--- Material ---

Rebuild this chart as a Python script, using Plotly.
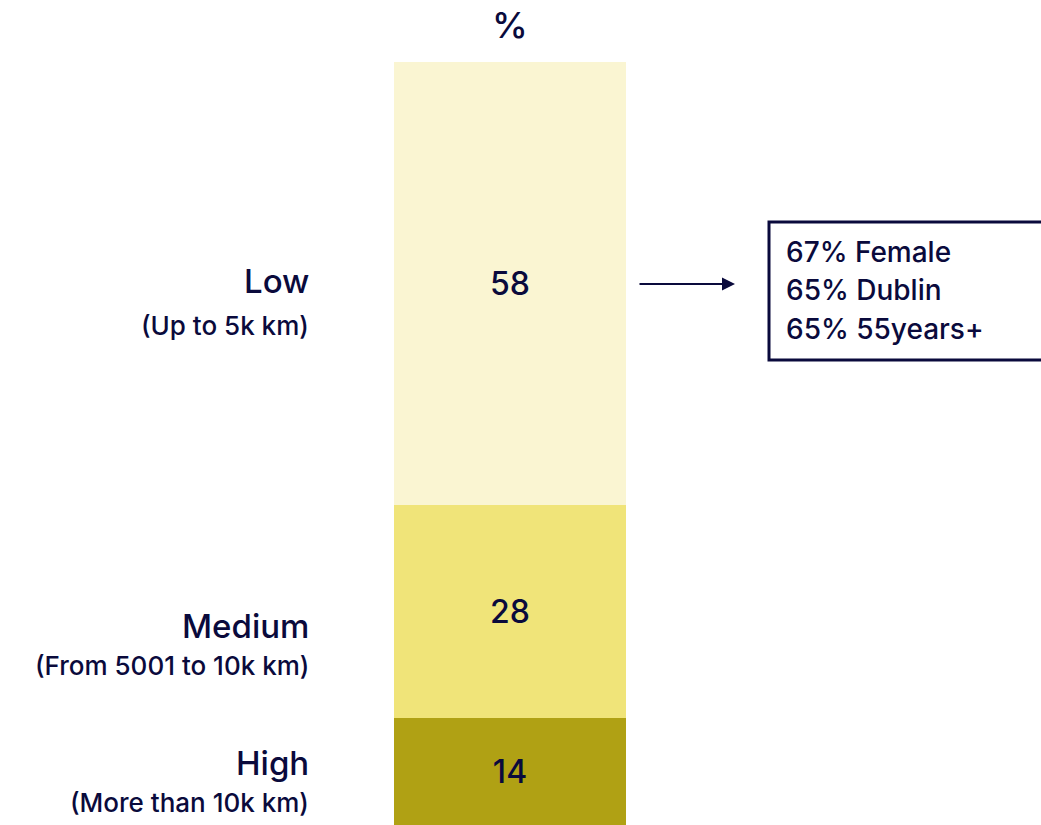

---
--- Material ---

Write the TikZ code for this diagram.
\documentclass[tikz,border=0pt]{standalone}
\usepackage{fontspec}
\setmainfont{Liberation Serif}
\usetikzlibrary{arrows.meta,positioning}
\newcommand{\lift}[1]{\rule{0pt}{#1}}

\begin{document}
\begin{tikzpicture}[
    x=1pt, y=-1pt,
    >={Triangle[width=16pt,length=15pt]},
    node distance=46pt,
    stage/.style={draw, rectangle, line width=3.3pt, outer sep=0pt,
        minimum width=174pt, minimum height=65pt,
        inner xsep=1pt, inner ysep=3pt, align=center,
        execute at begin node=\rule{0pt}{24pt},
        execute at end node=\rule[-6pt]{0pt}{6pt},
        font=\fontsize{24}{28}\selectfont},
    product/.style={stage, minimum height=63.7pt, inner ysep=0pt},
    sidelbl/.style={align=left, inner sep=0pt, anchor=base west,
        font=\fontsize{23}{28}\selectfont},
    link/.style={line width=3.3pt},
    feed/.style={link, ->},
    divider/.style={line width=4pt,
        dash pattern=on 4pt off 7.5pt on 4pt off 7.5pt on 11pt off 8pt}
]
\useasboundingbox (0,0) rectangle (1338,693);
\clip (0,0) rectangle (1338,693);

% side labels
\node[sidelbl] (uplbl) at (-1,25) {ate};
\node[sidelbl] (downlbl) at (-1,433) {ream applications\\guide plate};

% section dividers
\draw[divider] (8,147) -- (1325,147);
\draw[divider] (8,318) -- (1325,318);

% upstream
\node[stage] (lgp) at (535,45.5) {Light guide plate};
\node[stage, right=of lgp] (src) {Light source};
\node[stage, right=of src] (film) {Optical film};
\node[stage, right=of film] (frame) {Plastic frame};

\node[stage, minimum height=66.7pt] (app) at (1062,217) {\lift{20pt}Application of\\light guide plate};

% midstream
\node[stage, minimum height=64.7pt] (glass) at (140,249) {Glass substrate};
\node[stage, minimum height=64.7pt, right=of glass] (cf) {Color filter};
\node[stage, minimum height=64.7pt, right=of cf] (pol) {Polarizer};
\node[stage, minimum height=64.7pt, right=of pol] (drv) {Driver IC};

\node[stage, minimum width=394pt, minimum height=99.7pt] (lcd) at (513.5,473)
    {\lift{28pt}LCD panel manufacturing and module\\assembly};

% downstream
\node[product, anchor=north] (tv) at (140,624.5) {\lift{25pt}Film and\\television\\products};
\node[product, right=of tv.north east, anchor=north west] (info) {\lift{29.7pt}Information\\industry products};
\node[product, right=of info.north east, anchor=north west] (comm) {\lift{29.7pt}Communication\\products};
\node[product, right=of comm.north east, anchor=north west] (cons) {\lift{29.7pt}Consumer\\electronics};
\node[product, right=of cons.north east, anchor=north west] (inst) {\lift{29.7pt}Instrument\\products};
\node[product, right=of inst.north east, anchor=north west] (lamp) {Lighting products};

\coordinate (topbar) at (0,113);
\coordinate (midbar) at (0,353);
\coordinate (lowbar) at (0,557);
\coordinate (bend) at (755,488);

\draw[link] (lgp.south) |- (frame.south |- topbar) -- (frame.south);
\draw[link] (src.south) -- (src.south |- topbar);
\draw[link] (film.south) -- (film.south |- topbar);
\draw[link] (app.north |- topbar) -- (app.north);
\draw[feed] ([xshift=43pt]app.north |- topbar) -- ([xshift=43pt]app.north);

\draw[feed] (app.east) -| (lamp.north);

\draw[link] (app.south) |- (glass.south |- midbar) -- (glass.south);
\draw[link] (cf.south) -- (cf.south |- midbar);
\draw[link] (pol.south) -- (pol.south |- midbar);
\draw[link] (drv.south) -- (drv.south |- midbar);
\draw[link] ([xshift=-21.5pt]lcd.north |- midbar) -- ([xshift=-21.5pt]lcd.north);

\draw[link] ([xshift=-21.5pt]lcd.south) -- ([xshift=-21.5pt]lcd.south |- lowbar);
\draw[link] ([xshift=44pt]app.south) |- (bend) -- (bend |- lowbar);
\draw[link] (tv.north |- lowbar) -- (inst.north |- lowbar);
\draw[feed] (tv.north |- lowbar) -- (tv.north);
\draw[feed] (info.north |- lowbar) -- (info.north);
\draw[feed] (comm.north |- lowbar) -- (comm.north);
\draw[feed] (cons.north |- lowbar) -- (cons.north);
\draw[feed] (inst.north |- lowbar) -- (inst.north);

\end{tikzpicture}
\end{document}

---
--- Material ---

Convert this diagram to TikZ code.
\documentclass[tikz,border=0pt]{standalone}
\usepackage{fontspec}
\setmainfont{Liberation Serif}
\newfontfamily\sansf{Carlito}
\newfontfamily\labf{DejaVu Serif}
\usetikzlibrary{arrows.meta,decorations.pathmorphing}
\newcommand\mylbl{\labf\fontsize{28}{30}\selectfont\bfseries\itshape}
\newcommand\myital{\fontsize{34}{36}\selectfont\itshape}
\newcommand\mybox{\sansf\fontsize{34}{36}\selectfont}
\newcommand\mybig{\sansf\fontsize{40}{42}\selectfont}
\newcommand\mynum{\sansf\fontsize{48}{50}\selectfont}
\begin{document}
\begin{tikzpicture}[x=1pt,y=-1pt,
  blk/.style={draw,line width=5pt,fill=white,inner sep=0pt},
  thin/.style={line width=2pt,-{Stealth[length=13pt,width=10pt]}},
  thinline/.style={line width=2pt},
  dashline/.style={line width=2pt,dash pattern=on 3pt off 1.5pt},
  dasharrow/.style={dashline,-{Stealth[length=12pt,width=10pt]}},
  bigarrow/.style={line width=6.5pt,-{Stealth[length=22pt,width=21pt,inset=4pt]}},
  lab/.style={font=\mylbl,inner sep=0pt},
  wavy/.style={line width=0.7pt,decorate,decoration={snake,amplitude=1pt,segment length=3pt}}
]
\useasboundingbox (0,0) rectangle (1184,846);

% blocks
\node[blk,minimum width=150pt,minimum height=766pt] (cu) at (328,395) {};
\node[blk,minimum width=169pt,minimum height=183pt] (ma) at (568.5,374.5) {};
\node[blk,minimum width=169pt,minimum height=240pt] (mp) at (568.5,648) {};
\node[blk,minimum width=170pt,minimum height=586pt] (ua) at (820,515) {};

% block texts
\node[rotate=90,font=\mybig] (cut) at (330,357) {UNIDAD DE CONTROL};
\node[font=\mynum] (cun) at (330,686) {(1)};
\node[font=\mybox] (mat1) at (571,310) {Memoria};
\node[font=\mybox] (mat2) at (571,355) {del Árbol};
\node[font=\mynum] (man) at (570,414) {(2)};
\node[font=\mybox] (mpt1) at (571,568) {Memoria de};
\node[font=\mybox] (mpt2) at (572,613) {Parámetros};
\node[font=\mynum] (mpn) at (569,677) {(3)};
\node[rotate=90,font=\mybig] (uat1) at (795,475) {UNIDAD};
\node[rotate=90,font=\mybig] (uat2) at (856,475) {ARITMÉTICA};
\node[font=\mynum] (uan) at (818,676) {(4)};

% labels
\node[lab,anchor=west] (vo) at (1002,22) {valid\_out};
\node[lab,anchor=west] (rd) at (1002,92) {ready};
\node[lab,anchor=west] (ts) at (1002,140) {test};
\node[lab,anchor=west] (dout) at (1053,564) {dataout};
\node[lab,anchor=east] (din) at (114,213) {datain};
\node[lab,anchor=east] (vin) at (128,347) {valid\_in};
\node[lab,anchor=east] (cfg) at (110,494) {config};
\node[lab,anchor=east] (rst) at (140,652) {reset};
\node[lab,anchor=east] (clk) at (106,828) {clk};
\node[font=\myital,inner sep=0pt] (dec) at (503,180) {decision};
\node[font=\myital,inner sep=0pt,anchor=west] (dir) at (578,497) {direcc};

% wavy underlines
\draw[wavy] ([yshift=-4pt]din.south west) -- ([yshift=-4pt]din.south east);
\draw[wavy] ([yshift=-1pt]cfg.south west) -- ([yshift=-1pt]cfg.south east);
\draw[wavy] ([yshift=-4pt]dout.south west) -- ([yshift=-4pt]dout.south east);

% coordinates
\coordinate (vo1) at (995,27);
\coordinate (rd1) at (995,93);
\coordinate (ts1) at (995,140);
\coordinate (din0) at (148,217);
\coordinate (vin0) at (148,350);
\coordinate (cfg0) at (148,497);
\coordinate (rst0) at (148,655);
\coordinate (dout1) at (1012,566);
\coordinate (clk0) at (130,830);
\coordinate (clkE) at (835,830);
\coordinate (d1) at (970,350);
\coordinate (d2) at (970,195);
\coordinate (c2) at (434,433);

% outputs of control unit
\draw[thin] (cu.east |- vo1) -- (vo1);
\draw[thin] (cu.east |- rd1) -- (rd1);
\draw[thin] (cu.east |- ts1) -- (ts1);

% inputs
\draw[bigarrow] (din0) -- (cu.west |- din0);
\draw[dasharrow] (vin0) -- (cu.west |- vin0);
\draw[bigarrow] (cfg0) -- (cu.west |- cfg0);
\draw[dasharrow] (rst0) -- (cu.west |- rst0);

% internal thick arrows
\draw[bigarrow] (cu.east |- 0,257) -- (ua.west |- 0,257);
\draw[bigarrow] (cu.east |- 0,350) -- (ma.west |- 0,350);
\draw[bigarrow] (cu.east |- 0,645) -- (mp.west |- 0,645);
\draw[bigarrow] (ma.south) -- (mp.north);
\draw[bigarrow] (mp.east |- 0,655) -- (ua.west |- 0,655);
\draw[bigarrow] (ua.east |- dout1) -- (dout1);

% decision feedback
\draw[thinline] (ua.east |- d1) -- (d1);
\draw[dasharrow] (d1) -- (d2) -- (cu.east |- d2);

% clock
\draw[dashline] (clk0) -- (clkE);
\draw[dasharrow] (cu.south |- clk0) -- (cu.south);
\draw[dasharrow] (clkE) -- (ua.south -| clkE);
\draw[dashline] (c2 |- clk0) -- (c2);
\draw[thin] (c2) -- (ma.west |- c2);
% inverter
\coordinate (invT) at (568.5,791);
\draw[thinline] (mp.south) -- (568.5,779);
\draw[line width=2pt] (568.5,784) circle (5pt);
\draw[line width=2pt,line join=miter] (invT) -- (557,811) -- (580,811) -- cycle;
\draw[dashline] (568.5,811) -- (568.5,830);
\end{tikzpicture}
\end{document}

---

_Stated exercise_:
Using the data above, reproduce exactly the lines from the line that contains "Write the TikZ code for this diagram." through the line that contains "minimum height=66.7pt] (app)", including both.

_Result of this exercise_:
Write the TikZ code for this diagram.
\documentclass[tikz,border=0pt]{standalone}
\usepackage{fontspec}
\setmainfont{Liberation Serif}
\usetikzlibrary{arrows.meta,positioning}
\newcommand{\lift}[1]{\rule{0pt}{#1}}

\begin{document}
\begin{tikzpicture}[
    x=1pt, y=-1pt,
    >={Triangle[width=16pt,length=15pt]},
    node distance=46pt,
    stage/.style={draw, rectangle, line width=3.3pt, outer sep=0pt,
        minimum width=174pt, minimum height=65pt,
        inner xsep=1pt, inner ysep=3pt, align=center,
        execute at begin node=\rule{0pt}{24pt},
        execute at end node=\rule[-6pt]{0pt}{6pt},
        font=\fontsize{24}{28}\selectfont},
    product/.style={stage, minimum height=63.7pt, inner ysep=0pt},
    sidelbl/.style={align=left, inner sep=0pt, anchor=base west,
        font=\fontsize{23}{28}\selectfont},
    link/.style={line width=3.3pt},
    feed/.style={link, ->},
    divider/.style={line width=4pt,
        dash pattern=on 4pt off 7.5pt on 4pt off 7.5pt on 11pt off 8pt}
]
\useasboundingbox (0,0) rectangle (1338,693);
\clip (0,0) rectangle (1338,693);

% side labels
\node[sidelbl] (uplbl) at (-1,25) {ate};
\node[sidelbl] (downlbl) at (-1,433) {ream applications\\guide plate};

% section dividers
\draw[divider] (8,147) -- (1325,147);
\draw[divider] (8,318) -- (1325,318);

% upstream
\node[stage] (lgp) at (535,45.5) {Light guide plate};
\node[stage, right=of lgp] (src) {Light source};
\node[stage, right=of src] (film) {Optical film};
\node[stage, right=of film] (frame) {Plastic frame};

\node[stage, minimum height=66.7pt] (app) at (1062,217) {\lift{20pt}Application of\\light guide plate};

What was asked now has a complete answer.